Fourth, developing Asian countries need to revisit their development strategies. The crisis has provided an opportunity to rebalance the sources of Asia's growth. Asia must work towards greater diversification in trade—including by promoting intraregional trade—if it is to regain to its growth potential. Domestic and regional demand also needs to be expanded to strike the right balance between domestic absorption and exports.
Greater Regional Cooperation
Finally, to bolster economic resilience and reduce vulnerability to external shocks, Asia's policy makers need to develop policies that can help build domestic capacity and enhance regional cooperation. Achieving this will require removal of barriers to intra-regional trade, particularly cross-border obstacles to trade; greater physical and cross border connectivity; and enhanced cooperation to institutionalize initiatives for easing intra-regional trade.
Also, effectively managing financial globalization can help maximize the benefits of capital flows and limit potentially destabilizing effects to the region's economies. Improving the investment climate will help shift the composition of foreign capital to less volatile longer-term inflows. Stronger domestic financial markets with requisite oversight mechanisms and appropriate levels of foreign exchange reserves, and the establishment of regional capital markets will also help ensure financial stability.
Ladies and gentlemen, I am convinced that now is the time for more, rather than less, regional economic cooperation.
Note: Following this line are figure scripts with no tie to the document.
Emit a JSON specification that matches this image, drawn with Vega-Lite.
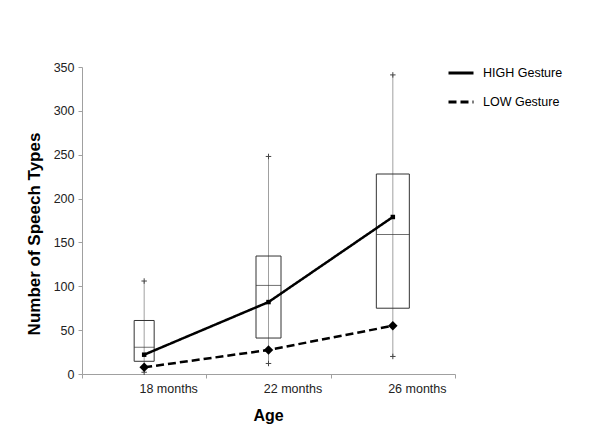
{
  "$schema": "https://vega.github.io/schema/vega-lite/v6.json",
  "autosize": "none",
  "width": 373,
  "height": 307,
  "padding": {"left": 82, "top": 67, "right": 146, "bottom": 63},
  "background": "white",
  "config": {
    "font": "Liberation Sans",
    "view": {"stroke": null},
    "axis": {"domainColor": "#a0a0a0", "tickColor": "#a0a0a0", "labelColor": "#222", "labelFont": "Liberation Sans", "titleFont": "Liberation Sans", "grid": false}
  },
  "datasets": {
    "boxes": [
      {"age": "18 months", "lo": 2, "q1": 14.5, "median": 30.5, "q3": 61, "hi": 106},
      {"age": "22 months", "lo": 12, "q1": 41, "median": 101, "q3": 134.5, "hi": 248},
      {"age": "26 months", "lo": 20, "q1": 75, "median": 159, "q3": 228, "hi": 341}
    ],
    "means": [
      {"age": "18 months", "group": "HIGH Gesture", "value": 22},
      {"age": "22 months", "group": "HIGH Gesture", "value": 82},
      {"age": "26 months", "group": "HIGH Gesture", "value": 179},
      {"age": "18 months", "group": "LOW Gesture", "value": 7.6},
      {"age": "22 months", "group": "LOW Gesture", "value": 27.4},
      {"age": "26 months", "group": "LOW Gesture", "value": 55}
    ]
  },
  "encoding": {
    "x": {
      "field": "age", "type": "nominal", "sort": ["18 months", "22 months", "26 months"],
      "scale": {"type": "band", "paddingInner": 0, "paddingOuter": 0},
      "axis": {"title": "Age", "labelAngle": 0, "labelFontSize": 12.5, "labelOffset": 24, "tickBand": "extent", "tickSize": 4, "labelPadding": 4,
               "titleFontSize": 16, "titleFontWeight": "bold", "titleColor": "black", "titleX": 186, "titleY": 46, "titleBaseline": "alphabetic"}
    }
  },
  "layer": [
    {
      "data": {"name": "boxes"},
      "mark": {"type": "rule", "color": "#a0a0a0", "strokeWidth": 1},
      "encoding": {
        "y": {"field": "lo", "type": "quantitative", "scale": {"domain": [0, 350]},
              "axis": {"title": "Number of Speech Types", "values": [0, 50, 100, 150, 200, 250, 300, 350], "labelFontSize": 12.5, "tickSize": 4, "labelPadding": 4,
                       "titleFontSize": 17, "titleFontWeight": "bold", "titleColor": "black", "titleAngle": -90, "titleX": -48, "titleY": 166.5, "titleBaseline": "middle", "titleAlign": "center"}},
        "y2": {"field": "hi"}
      }
    },
    {
      "data": {"name": "boxes"},
      "mark": {"type": "point", "shape": "M-1,0H1M0,-1V1", "filled": false, "stroke": "#444", "strokeWidth": 1, "size": 30, "opacity": 1},
      "encoding": {"y": {"field": "lo", "type": "quantitative"}}
    },
    {
      "data": {"name": "boxes"},
      "mark": {"type": "point", "shape": "M-1,0H1M0,-1V1", "filled": false, "stroke": "#444", "strokeWidth": 1, "size": 30, "opacity": 1},
      "encoding": {"y": {"field": "hi", "type": "quantitative"}}
    },
    {
      "data": {"name": "boxes"},
      "mark": {"type": "bar", "fill": null, "fillOpacity": 0, "stroke": "#333", "strokeWidth": 1},
      "encoding": {
        "y": {"field": "q1", "type": "quantitative"},
        "y2": {"field": "q3"},
        "size": {"condition": [{"test": "datum.age === '18 months'", "value": 20}, {"test": "datum.age === '22 months'", "value": 25}], "value": 33}
      }
    },
    {
      "data": {"name": "boxes"},
      "mark": {"type": "tick", "color": "#333", "thickness": 1},
      "encoding": {
        "y": {"field": "median", "type": "quantitative"},
        "size": {"condition": [{"test": "datum.age === '18 months'", "value": 20}, {"test": "datum.age === '22 months'", "value": 25}], "value": 33}
      }
    },
    {
      "data": {"name": "means"},
      "mark": {"type": "line", "color": "black", "strokeWidth": 2.5},
      "encoding": {
        "y": {"field": "value", "type": "quantitative"},
        "strokeDash": {"field": "group", "type": "nominal",
          "scale": {"domain": ["HIGH Gesture", "LOW Gesture"], "range": [[1, 0], [8, 4]]},
          "legend": {"title": null, "orient": "none", "legendX": 365, "legendY": -8, "symbolType": "stroke", "symbolSize": 625, "symbolStrokeWidth": 3, "symbolStrokeColor": "black",
                     "labelFontSize": 12.5, "labelColor": "black", "labelOffset": 8, "rowPadding": 8, "padding": 0}}
      }
    },
    {
      "data": {"name": "means"},
      "mark": {"type": "point", "filled": true, "color": "black", "opacity": 1},
      "encoding": {
        "y": {"field": "value", "type": "quantitative"},
        "shape": {"condition": {"test": "datum.group === 'HIGH Gesture'", "value": "square"}, "value": "diamond"},
        "size": {"condition": {"test": "datum.group === 'HIGH Gesture'", "value": 20}, "value": 90}
      }
    }
  ]
}
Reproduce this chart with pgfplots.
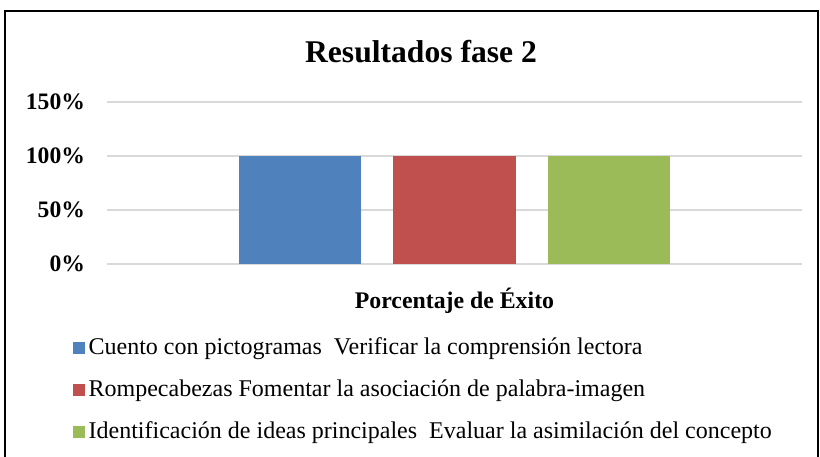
\documentclass[border=0pt]{standalone}
\usepackage{pgfplots}
\pgfplotsset{compat=1.18}
\usepackage{fontspec}
\setmainfont{Liberation Serif}
\definecolor{cblue}{HTML}{4F81BD}
\definecolor{cred}{HTML}{C0504D}
\definecolor{cgreen}{HTML}{9BBB59}
\begin{document}
\begin{tikzpicture}
\useasboundingbox (0pt,0pt) rectangle (410pt,228pt);
\draw[line width=1pt] (2.5pt,-10pt) -- (2.5pt,222.5pt) -- (409pt,222.5pt) -- (409pt,-10pt);
\node[font=\fontsize{15.8}{18}\selectfont\bfseries] at (210.5pt,202pt) {Resultados fase 2};
\begin{axis}[
  at={(53.5pt,96pt)}, anchor=south west,
  scale only axis, width=347.5pt, height=81pt,
  ybar=16pt, bar width=61pt,
  xmin=-1, xmax=1,
  ymin=0, ymax=150,
  ytick={0,50,100,150},
  yticklabels={0\%,50\%,100\%,150\%},
  xtick={0}, xticklabels={Porcentaje de Éxito},
  axis line style={draw=none},
  tick style={draw=none},
  ymajorgrids,
  grid style={color=black!15, line width=0.8pt},
  yticklabel style={font=\fontsize{11.8}{13}\selectfont\bfseries, xshift=-7.5pt},
  xticklabel style={font=\fontsize{11.9}{13}\selectfont\bfseries, yshift=-4pt},
  legend style={at={(-0.05,-0.43)}, anchor=north west, draw=none,
    font=\fontsize{12}{14}\selectfont, row sep=7pt, inner sep=0pt},
  legend cell align=left,
  legend image code/.code={\fill[#1] (0pt,-3pt) rectangle (6pt,3pt);},
]
\addplot[fill=cblue, draw=none] coordinates {(0,100)};
\addplot[fill=cred, draw=none] coordinates {(0,100)};
\addplot[fill=cgreen, draw=none] coordinates {(0,100)};
\legend{Cuento con pictogramas\ \ Verificar la comprensión lectora,
Rompecabezas Fomentar la asociación de palabra-imagen,
Identificación de ideas principales\ \ Evaluar la asimilación del concepto}
\end{axis}
\end{tikzpicture}
\end{document}
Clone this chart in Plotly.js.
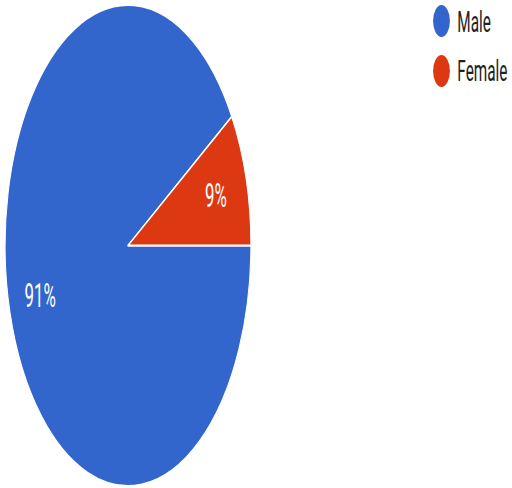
<!DOCTYPE html>
<html>
<head>
<meta charset="utf-8">
<script src="https://cdn.plot.ly/plotly-3.0.1.min.js"></script>
<style>
  html, body { margin: 0; padding: 0; background: #ffffff; overflow: hidden; }
  #chart { width: 1002px; height: 488px; transform: scaleX(0.511); transform-origin: 0 0; }
</style>
</head>
<body>
<div id="chart"></div>
<script>
const labels = ['Male', 'Female'];
const values = [91, 9];
const colors = ['#3366CC', '#DC3912'];

const W = 1002, H = 488;
const legendX = 864, legendTextX = 893;
const legendY = [21, 71];
const rotation = 90;
const cx = 250.5, cy = 245.5, R = 240.5, labelR = 0.745;

const shapes = labels.map((lab, i) => ({
  type: 'circle', xref: 'paper', yref: 'paper',
  xsizemode: 'pixel', ysizemode: 'pixel',
  xanchor: legendX / W, yanchor: 1 - legendY[i] / H,
  x0: -16.5, x1: 16.5, y0: -16, y1: 16,
  fillcolor: colors[i], line: { width: 0 }
}));

const annotations = labels.map((lab, i) => ({
  text: lab, xref: 'paper', yref: 'paper',
  x: legendTextX / W, y: 1 - legendY[i] / H,
  xanchor: 'left', yanchor: 'middle', showarrow: false,
  font: { family: 'Roboto, sans-serif', size: 30, color: '#222222' }
}));

// percentage labels placed at each slice's mid-angle
const total = values.reduce((a, b) => a + b, 0);
let acc = 0;
values.forEach((v, i) => {
  const mid = (rotation + (acc + v / 2) / total * 360) * Math.PI / 180;
  acc += v;
  const px = cx + labelR * R * Math.sin(mid);
  const py = cy - labelR * R * Math.cos(mid);
  annotations.push({
    text: Math.round(v / total * 100) + '%', xref: 'paper', yref: 'paper',
    x: px / W, y: 1 - py / H, xanchor: 'center', yanchor: 'middle', showarrow: false,
    font: { family: 'Roboto, sans-serif', size: 33, color: '#ffffff' }
  });
});

const trace = {
  type: 'pie',
  labels: labels,
  values: values,
  sort: false,
  direction: 'clockwise',
  rotation: rotation,
  marker: { colors: colors, line: { color: '#ffffff', width: 2 } },
  textinfo: 'none',
  hoverinfo: 'none',
  showlegend: false,
  domain: { x: [(cx - R) / W, (cx + R) / W], y: [1 - (cy + R) / H, 1 - (cy - R) / H] }
};

Plotly.newPlot('chart', [trace], {
  width: W, height: H,
  margin: { l: 0, r: 0, t: 0, b: 0 },
  paper_bgcolor: '#ffffff',
  showlegend: false,
  shapes: shapes,
  annotations: annotations,
  font: { family: 'Roboto, sans-serif' }
}, { displayModeBar: false, staticPlot: true });
</script>
</body>
</html>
III. Asian Development Bank and Central Asia and Caucuses Region
The Asian Development Bank attaches high importance to the Central Asia and Caucusus region. Recognizing the unique nature of your economies as well as social and institutional structures, two years ago, we created a separate Central and West Asia department. Today, ADB is the largest multilateral lender to Central Asia. We also have a large technical assistance program. While most of our assistance program is focused on the priority needs of individual countries, we also are giving high priority to supporting regional cooperation. Specifically, we are actively supporting activities under the Central Asia Regional Economic Cooperation (CAREC) program. CAREC multilateral partners anticipated investment approvals in 2009 of almost $4 billion in the priority areas of transport, energy, and trade. This is a significant increase from the $2 billion mobilized in 2008. In 2009, ADB approved about $600 million of assistance primarily to the transport sector. I welcome your ideas and suggestions as to how my institution can help you even more and better.
Finally, let me conclude by saying that our interest in and support for the Eurasia Emerging Markets Forum is a concrete illustration of ADB's desire to encourage open exchange of ideas and information between ADB's member countries.
Ladies and Gentlemen, let me say again that I am looking forward to our continued conversations this afternoon and tomorrow.